George Osborne used his March 2014 budget speech to announce a major change to the way pensions operate in the UK. From April next year there will be no obligation for people cashing in a pension pot to purchase an annuity. Under the existing regulations, anyone in a defined contribution scheme with a pension pot bigger than £30,000 (increased from £18,000 in the Budget) is required to purchase an annuity, after taking up to one-quarter of their savings in the form of a tax-free lump sum. Only those with a secure pension of £12,000 (reduced from £20,000 in the budget) can opt instead for a drawdown pension.

Once the new system comes into force, anyone with a pension pot will be able to cash in the whole amount and do with it whatever they like – though they will have to pay tax on any amount cashed in over and above the tax-free lump sum. This will have ramifications in a number of areas, from the housing market – if it leads to increased demand for buy-to-let properties – to the financing of social care – if people choose to spend most of their pension savings in the early years of their retirement.

The changes will also have consequences for the tax relief given to pension savings. The Labour party has already said that it would reduce the rate of tax relief on pension contributions from 45p to 20p for those earning over £150,000 (to fund a job guarantee for young people). More fundamentally, pensions minister Steve Webb gave an interview in which he came out in favour of a single rate of tax relief.

In fact, the Coalition has already cut tax relief. Most recently, from 2014/15 the annual limit on pension saving has been cut to £40,000 (from £50,000) and the lifetime limit to £1.25 million (from £1.5 million). It estimates this will boost revenues by £1.1 billion in 2017/18.

The motive for this move was, however, largely financial, as part of the government's efforts to reduce the budget deficit. Now there is to be no obligation to cash in a pension pot to purchase an annuity, there is a strong case for a more fundamental look at the tax treatment of pensions.

Any review would have to encompass all aspects of tax relief, including whether it is still appropriate to give tax relief on pension contributions at higher rates, the annual and lifetime limits, and the tax-free lump sum. It could well conclude that giving people greater freedom over how they use their pension savings should be accompanied by a reduction in the tax advantage of pension savings relative to other savings.

In this respect, the tax-free lump sum is the biggest anomaly. Currently up to 25 per cent of a person's pension savings are free from tax on contributions, free from tax on any income earned, and free from tax when cashed in. Even with the new lower lifetime limit, this means someone could save over £300,000 completely tax-free, which is extraordinarily generous.

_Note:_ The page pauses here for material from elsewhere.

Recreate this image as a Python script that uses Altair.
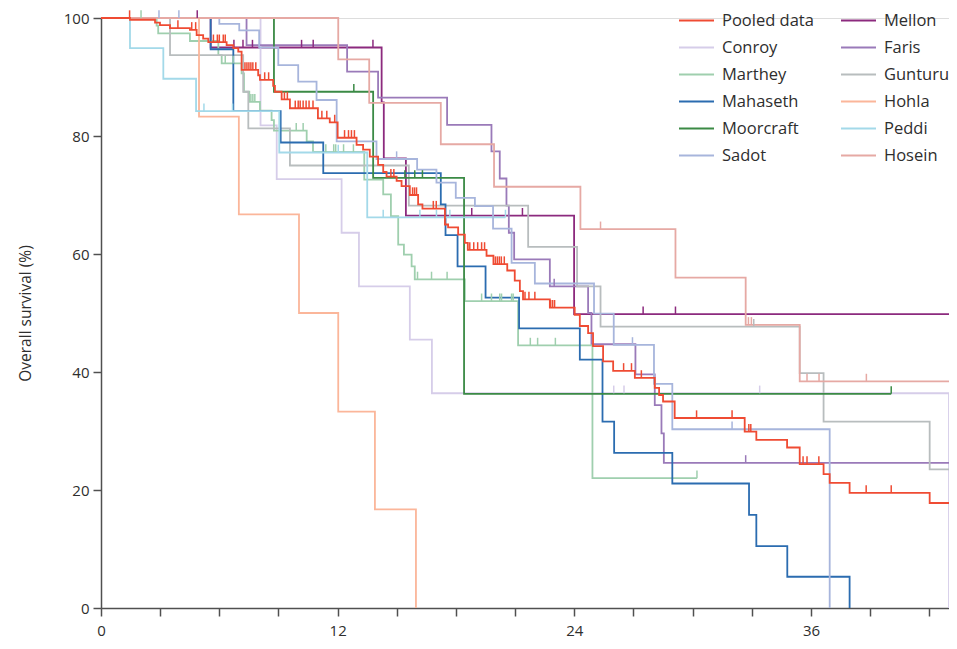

In a report published last year the Pensions Policy Institute estimated that abolishing the tax-free lump sum would lead to an increase in tax revenues of around £4 billion, or alternatively that capping it at £36,000 (which would affect one in four people taking a pension) would save £2 billion. One problem with such a move, if it was applied to current pension savings, is that it could be seen as retrospective taxation. However, applying it just to future savings means that the additional revenues would accumulate only gradually. While this might be the correct approach from a pension perspective, it would be little help for a government looking for reform of tax relief on pension savings to make a worthwhile contribution to deficit reduction or to fund additional spending in a priority area in the next parliament.

This consideration might lead the next government to prefer to take further steps to make the tax treatment of pension contributions less generous. For example, reducing the annual limit to, say, £30,000 and the lifetime limit to £1 million would raise well over £1 billion (because more people would be affected than were hit by the reductions to £40,000 and £1.15 million).

This, though, is still a relatively small sum compared to the projected deficit. Any government that wants to combine reform of tax relief for pensions with raising substantial tax revenues to fund extra spending or to help eliminate the budget deficit would have to consider abolishing higher rate tax relief on contributions. The Pension Policy Institute reports that this would reduce the cost of tax relief by £13 billion.

Government borrowing is going to cast a large shadow over next year's general election. Any promise to cut taxes or increase spending made by one of the three major parties will have to be accompanied by offsetting tax increases or spending cuts or risk the charge of profligacy. The chancellor has already cut tax relief on pension savings in the current parliament. His moves to give people more choice over what they do with their pension savings makes it more likely that the next government, whatever its composition, will cut it further.